A newly obtained autopsy report has concluded that a 43-year-old Florida man’s death after being violently restrained by jailers was a homicide by strangulation.
On 17 January last year, Kevin Desir became unresponsive after a struggle with six deputies at the North Broward Bureau facility, a jail operated by the Broward county sheriff’s office (BSO) in south Florida. The jail specifically detains arrestees who have mental and physical disabilities, as well as those with mental health problems.
During the incident, Desir was handcuffed, punched repeatedly, shot with a Taser and pepper-sprayed by officers, and lost consciousness after deputies attempted to strap him into a restraint chair.
One deputy interlocked hands on Desir’s neck from behind, and used “his body weight to leverage Desir back into the chair”, according to a memo from the Broward county state attorney’s office.
Desir died in the hospital on 27 January. An official autopsy conducted by the Broward county medical examiner’s office the day after found that Desir’s cause and manner of death were undetermined.
However, a private autopsy was also conducted at about the same time, and its conclusion was very different, the Guardian can exclusively reveal.
In February this year, before the private autopsy report was complete, the state attorney’s office announced it was declining to prosecute any of the six officers involved, announcing that Desir’s death was justifiable.
Desir’s family has been campaigning since for a measure of justice for their loved one.
They are fighting in court to have jail surveillance video of Kevin’s forcible restraint, while he appeared to be suffering a mental health episode, released to the public.
Kevin’s mother, 73-year-old Sercilia Desir, told the Guardian last week: “They [need] to release the tapes, so I can see how they killed my son.”
The report from the private autopsy requested by the family has been obtained by the Guardian as part of a broader investigation. The report found that Desir died from “manual strangulation” and concluded that his death was a homicide after “neck and carotid arteries [were] compressed” during “[a] law enforcement restraint attempt”.

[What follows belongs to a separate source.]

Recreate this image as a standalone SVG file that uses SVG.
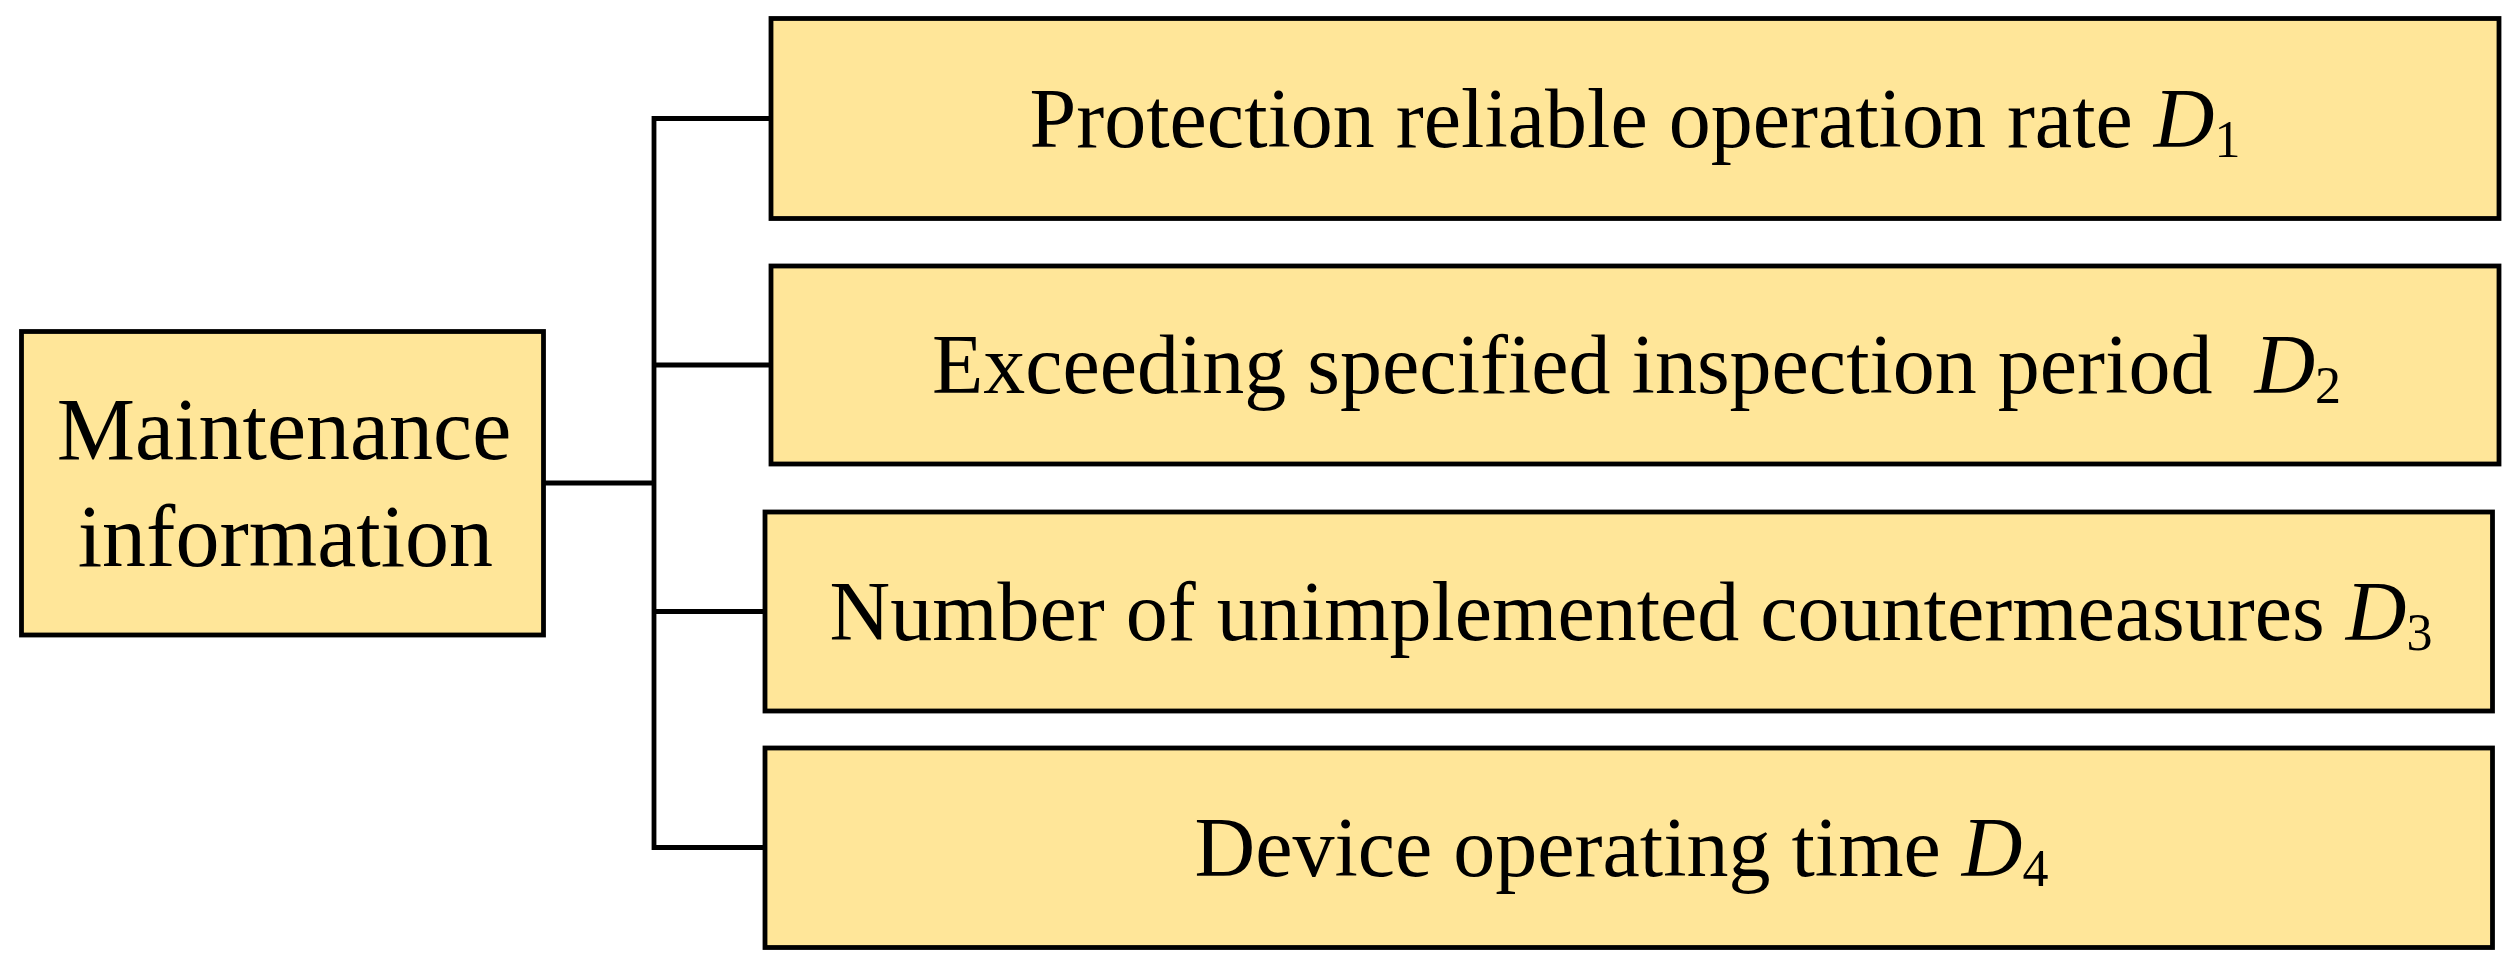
<svg xmlns="http://www.w3.org/2000/svg" width="2517" height="971" viewBox="0 0 2517 971">
<style>
.box{fill:#FFE699;stroke:#000;stroke-width:4.8}
.t{font-family:"Liberation Serif","Times New Roman",serif;font-size:84px;fill:#000;text-anchor:middle;white-space:pre}
.l{font-size:88px}
.i{font-style:italic}
.s{font-size:52px}
.c{stroke:#000;stroke-width:4.8;fill:none;stroke-linecap:square}
</style>
<rect width="2517" height="971" fill="#fff"/>
<g id="connectors">
<path class="c" d="M654 118.5V847.5M543.5 483H654M654 118.5H771M654 365H771M654 611.5H765M654 847.5H765"/>
</g>
<g id="maintenance">
<rect class="box" x="21.5" y="331.5" width="522" height="303.5"/>
<text class="t l" x="284" y="459.3">Maintenance</text>
<text class="t l" x="285.4" y="566">information</text>
</g>
<g id="d1">
<rect class="box" x="771" y="18.5" width="1728" height="200"/>
<text class="t" x="1635" y="146.7">Protection reliable operation rate <tspan class="i">D</tspan><tspan class="s" dy="10.5">1</tspan></text>
</g>
<g id="d2">
<rect class="box" x="771" y="266" width="1728" height="198"/>
<text class="t" x="1636.5" y="392.7">Exceeding specified inspection period  <tspan class="i">D</tspan><tspan class="s" dy="10.5">2</tspan></text>
</g>
<g id="d3">
<rect class="box" x="765" y="512" width="1727.5" height="199"/>
<text class="t" x="1631" y="639.5">Number of unimplemented countermeasures <tspan class="i">D</tspan><tspan class="s" dy="10.5">3</tspan></text>
</g>
<g id="d4">
<rect class="box" x="765" y="748" width="1727.5" height="199.5"/>
<text class="t" x="1621.5" y="875.5">Device operating time <tspan class="i">D</tspan><tspan class="s" dy="10.5">4</tspan></text>
</g>
</svg>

The private autopsy report took almost 21 months to finalize after Desir’s body was examined. The BSO refused requests for access to several of Desir’s medical records, according to emails.
A family lawyer expressed skepticism.
“Any time you release half of them but you keep some [documents], that’s an indication that there’s something that they’re hiding, some back-dealing going on,” said attorney Jeremy McLymont, who is working with the Desir family to seek greater accountability from authorities and to secure the public release of the surveillance video.
The private autopsy, conducted on 31 January by Dr Daniel Schultz of Hillsborough county, Florida, whom the Desir family hired, included a review of the video footage, medical records and collected specimens.
Of finding that Kevin Desir’s neck was pressed for more than three minutes, regardless of other use of force, the autopsy report concludes: “A completely healthy individual under no prerequisite stress could succumb to that.”
Ryan Daniel and Jeremiah Howard, two sheriff’s deputies working at the jail who had the greatest physical contact with Desir during the incident, were not charged or disciplined. They received glowing internal reviews from the BSO after the incident.
Although Daniel and Howard were recommended to receive extra training, they received only part of such training and not until more than a year after Desir’s death.
“The idea that two medical examiners could come up with two completely different causes of death is mind-blowing,” said McLymont.
In light of the private autopsy report, a Broward county state attorney office spokeswoman, Paula McMahon, told the Guardian last week that prosecutors would be “very willing to review” that autopsy’s findings.
The Broward county medical examiner’s office, which conducted the first, official, autopsy, did not comment on the differences between the two findings, but said that “every examination is separate and independent” from law enforcement, and noted that Desir’s official autopsy included a review of detailed records, including “review of the complete video”.
BSO did not comment on the private autopsy findings, but told the Guardian they stand by Howard and Daniel’s reviews and that the recommended training was “not an indication that the employees did anything wrong”.
Mikeco Desir, Kevin’s younger brother, said: “To have somebody snatched from you like this, it’s something that will never sit well with me.”